What: Live and silent memorabilia auctions, autograph sessions
When: February 6, 2010 Where: Vanderburgh 4-H Center
Who: Don Mattingly, Bob Gibson, Al Hrabosky, Andy Benes, Jamey Carroll, Clint Barmes and a group of minor leaguers including Jay Buente and Preston Mattingly
Tickets: Cost $20 and are available at all four Evansville Papa Murphy’s locations, Dilegge’s Restaurant and from baseball coaches at the Evansville high schools and the universities of Evansville and Southern Indiana or Online: www.hotstoveleague.org
Don Mattingly saw the news that Mark McGwire admitted using steroids throughout his career, and immediately had one thought.
“I’m happy for him,” Mattingly said on Wednesday, at a news conference for the Night of Memories coming up on Feb. 6. “He gets his life back. It seems like he’s been in hiding — I don’t know if he has or not, but I haven’t seen him anywhere or heard anything about him — and that’s no way to live. So I’m happy that he’s back in the game.”
For fans of a player like Mattingly, who has maintained his career was done without illicit pharmaceutical aid and who has never been implicated as an active participant in the steroid era, that might come as a surprise. The pair’s playing careers overlapped for 10 seasons (from 1985-1995), Donnie Baseball earning four All-Star selections during that period with the Yankees and McGwire, then an Athletic, six nods.
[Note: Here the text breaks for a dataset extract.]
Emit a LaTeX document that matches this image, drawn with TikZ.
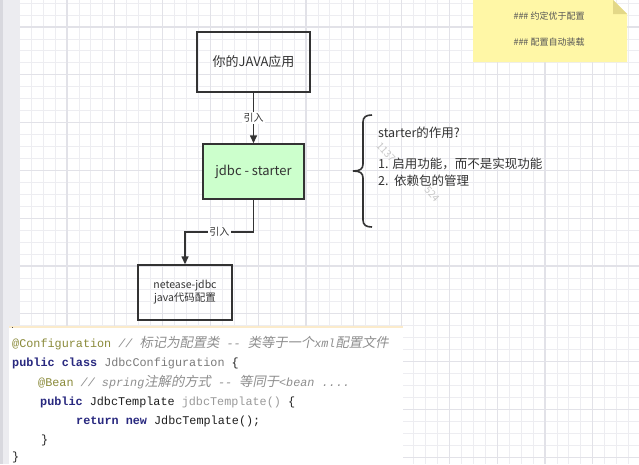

Linked by playing the same position in the same league, some anger over the admission might seem natural. But that’s not the case, he contends.
“No resentment at all,” Mattingly said. “What a guy does is their thing. You don’t want to condone anything like that, but I’m happy he has his life back.
“I’m not worried about the baseball part of it. I was what I was, and it wasn’t really any comparison to Mark or any other first baseman, I just wanted to be the best first baseman I could be. I was what I was.”
And Mattingly continues to be an integral part of the Tri-State Hot Stove League’s annual Night of Memories, now in its 11th year. This year’s event will feature former St. Louis great Bob Gibson, as well as former Cardinal pitchers Al Hrabosky and Andy Benes, who pitched at the University of Evansville.
But arguably no baseball player from Evansville has meant more or been better than Mattingly, now hitting coach for the Los Angeles Dodgers.
When it comes to his own memories, he doesn’t have many involving steroids in the game.
“Not hardly any,” he said. “I retired in ’95, and you started to see the players getting bigger and that Oakland club was one of the biggest … so you heard a few rumblings with different guys, but not much really hardly at all.
“I was really surprised when I got back in the game, talking to different people, how rampant it was.”